There is no shortage of excellent museums and galleries for those interested in art. Ny Carlsberg Glyptoteket has a wonderful collection of 19th-century Danish art as well as a huge collection of French Impressionist pieces (over 40 by Gauguin, 35 sculptures by Rodin and the complete series of Degas bronzes). The big kahuna is the SMK (Statens Museum for Kunst) which houses everything from European classics of the Renaissance to the diversity of modern and contemporary art and, of course, plenty of Danish antiquity. Exhausted by things in frames? Head over to the Designmuseum Danmark, which is packed full of inspiration for interior lovers – just don’t sit on anything.

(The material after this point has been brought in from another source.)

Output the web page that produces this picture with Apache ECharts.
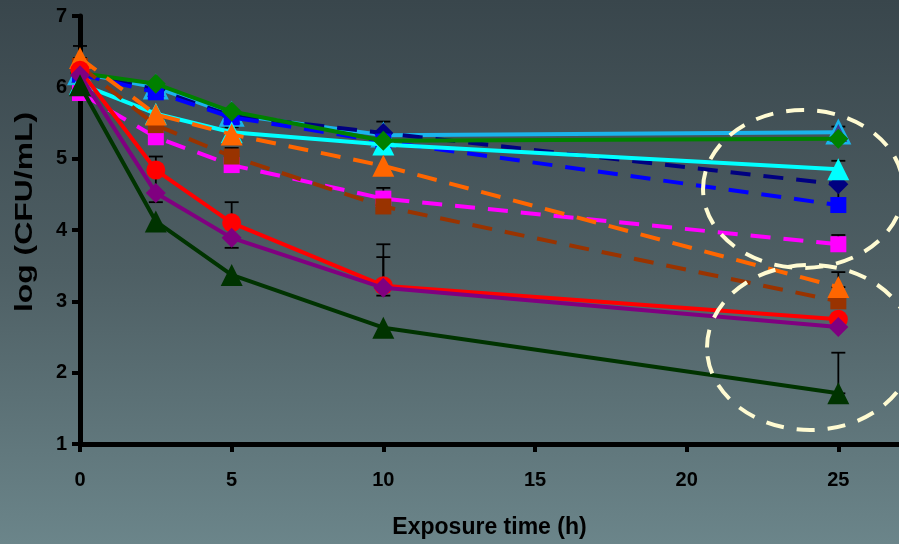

If you’re feeling a little intrepid then we would heartily suggest some day trips out of the city to soak up the stunning Danish countryside. In the summer, take a car or train and head to the Danish Riviera, otherwise known as the strip of North Zealand coast where you can picnic on stunning white sand beaches and dunes. Towns such as Tisvildeleje and the idyllic fishing village of Gilleleje seem suspended in time.